(Records with drawing code)
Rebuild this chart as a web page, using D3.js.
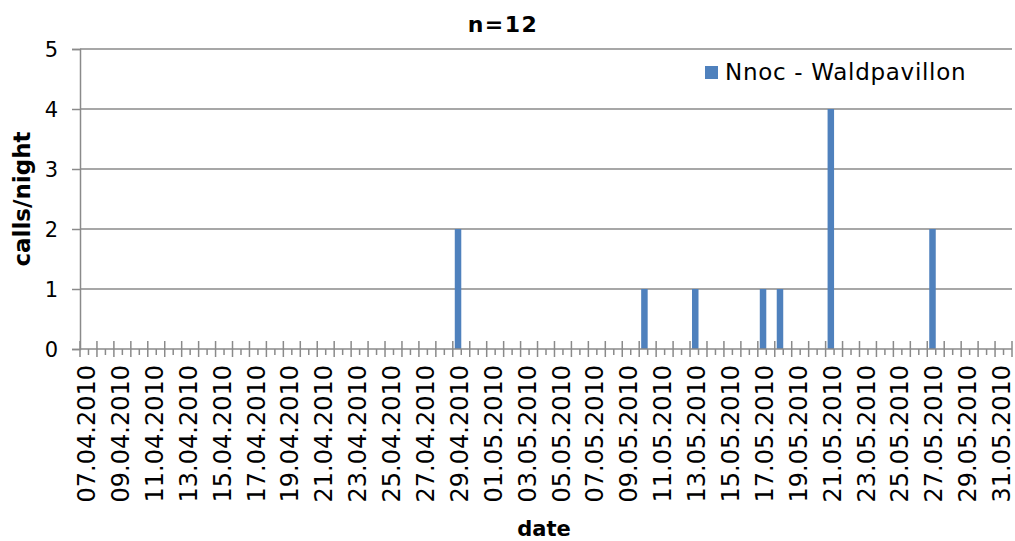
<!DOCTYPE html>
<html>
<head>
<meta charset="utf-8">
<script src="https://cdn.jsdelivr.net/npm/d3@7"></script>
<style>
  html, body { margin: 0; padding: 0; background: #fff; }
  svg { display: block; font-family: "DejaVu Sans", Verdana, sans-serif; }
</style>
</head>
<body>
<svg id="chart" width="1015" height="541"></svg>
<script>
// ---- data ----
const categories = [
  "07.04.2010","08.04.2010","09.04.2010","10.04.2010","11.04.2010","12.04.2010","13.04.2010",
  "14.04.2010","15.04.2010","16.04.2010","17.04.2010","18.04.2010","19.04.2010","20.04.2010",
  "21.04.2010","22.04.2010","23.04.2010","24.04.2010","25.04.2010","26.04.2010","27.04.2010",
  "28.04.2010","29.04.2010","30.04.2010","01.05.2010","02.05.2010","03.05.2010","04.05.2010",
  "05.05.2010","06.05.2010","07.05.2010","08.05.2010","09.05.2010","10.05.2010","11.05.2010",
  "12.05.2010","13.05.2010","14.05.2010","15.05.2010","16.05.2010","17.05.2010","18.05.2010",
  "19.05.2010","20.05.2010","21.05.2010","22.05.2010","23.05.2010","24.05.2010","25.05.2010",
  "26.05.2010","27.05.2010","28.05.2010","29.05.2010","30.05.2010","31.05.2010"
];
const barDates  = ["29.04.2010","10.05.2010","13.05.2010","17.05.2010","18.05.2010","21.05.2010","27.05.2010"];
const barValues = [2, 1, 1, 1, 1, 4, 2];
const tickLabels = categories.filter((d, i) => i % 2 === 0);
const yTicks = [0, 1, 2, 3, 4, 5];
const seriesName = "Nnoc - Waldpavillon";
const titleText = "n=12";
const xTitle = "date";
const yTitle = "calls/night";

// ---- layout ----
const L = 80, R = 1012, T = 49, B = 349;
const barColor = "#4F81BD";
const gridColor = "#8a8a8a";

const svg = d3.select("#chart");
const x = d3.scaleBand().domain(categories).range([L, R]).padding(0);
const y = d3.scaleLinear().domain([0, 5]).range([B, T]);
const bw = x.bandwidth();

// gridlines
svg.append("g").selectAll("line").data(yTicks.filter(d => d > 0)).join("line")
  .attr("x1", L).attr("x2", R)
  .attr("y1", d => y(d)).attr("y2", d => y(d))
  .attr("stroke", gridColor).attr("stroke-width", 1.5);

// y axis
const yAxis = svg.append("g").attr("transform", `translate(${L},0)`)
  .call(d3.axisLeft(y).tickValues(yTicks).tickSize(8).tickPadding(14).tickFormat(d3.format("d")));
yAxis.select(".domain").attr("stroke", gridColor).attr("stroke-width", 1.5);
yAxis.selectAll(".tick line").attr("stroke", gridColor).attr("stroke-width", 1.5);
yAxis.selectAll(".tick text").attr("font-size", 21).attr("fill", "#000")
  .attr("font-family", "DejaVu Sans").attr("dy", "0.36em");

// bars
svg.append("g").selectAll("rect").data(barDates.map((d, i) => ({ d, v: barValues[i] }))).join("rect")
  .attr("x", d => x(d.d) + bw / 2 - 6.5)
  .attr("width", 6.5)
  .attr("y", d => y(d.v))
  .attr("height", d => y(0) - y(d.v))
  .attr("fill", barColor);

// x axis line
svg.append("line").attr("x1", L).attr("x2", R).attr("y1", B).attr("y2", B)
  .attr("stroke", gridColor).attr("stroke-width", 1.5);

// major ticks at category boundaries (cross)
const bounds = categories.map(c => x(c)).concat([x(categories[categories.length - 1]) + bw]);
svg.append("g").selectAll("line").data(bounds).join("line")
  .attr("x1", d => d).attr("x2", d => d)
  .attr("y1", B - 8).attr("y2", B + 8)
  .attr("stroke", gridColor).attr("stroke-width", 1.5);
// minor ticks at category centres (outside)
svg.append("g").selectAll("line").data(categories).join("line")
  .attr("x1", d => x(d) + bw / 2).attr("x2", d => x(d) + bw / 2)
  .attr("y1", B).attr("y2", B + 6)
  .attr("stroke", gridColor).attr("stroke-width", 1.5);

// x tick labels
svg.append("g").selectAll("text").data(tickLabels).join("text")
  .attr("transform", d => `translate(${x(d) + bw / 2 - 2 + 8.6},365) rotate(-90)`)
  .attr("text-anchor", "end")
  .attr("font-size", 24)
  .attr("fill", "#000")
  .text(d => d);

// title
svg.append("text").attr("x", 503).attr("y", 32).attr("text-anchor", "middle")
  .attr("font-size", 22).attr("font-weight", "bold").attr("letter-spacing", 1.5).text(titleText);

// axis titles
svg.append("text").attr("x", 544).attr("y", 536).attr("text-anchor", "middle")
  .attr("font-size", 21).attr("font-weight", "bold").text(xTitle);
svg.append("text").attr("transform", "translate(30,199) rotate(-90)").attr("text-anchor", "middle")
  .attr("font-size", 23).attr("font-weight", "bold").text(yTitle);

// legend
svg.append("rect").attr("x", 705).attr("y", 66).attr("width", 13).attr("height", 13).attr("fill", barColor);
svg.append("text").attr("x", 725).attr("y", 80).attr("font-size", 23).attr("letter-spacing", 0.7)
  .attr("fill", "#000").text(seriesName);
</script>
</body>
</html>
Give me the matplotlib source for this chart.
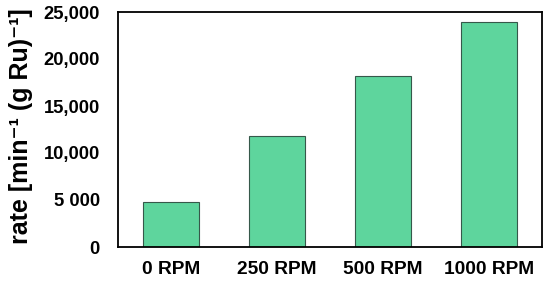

» **WHAT IS NEEDED**: Select the lines that carry the string "chart" and copy them.

» **CORRECT RESPONSE**:
Rebuild this chart as a web page, using D3.js.
<svg id="chart" width="1015" height="541"></svg>
const svg = d3.select("#chart");
Give me the matplotlib source for this chart.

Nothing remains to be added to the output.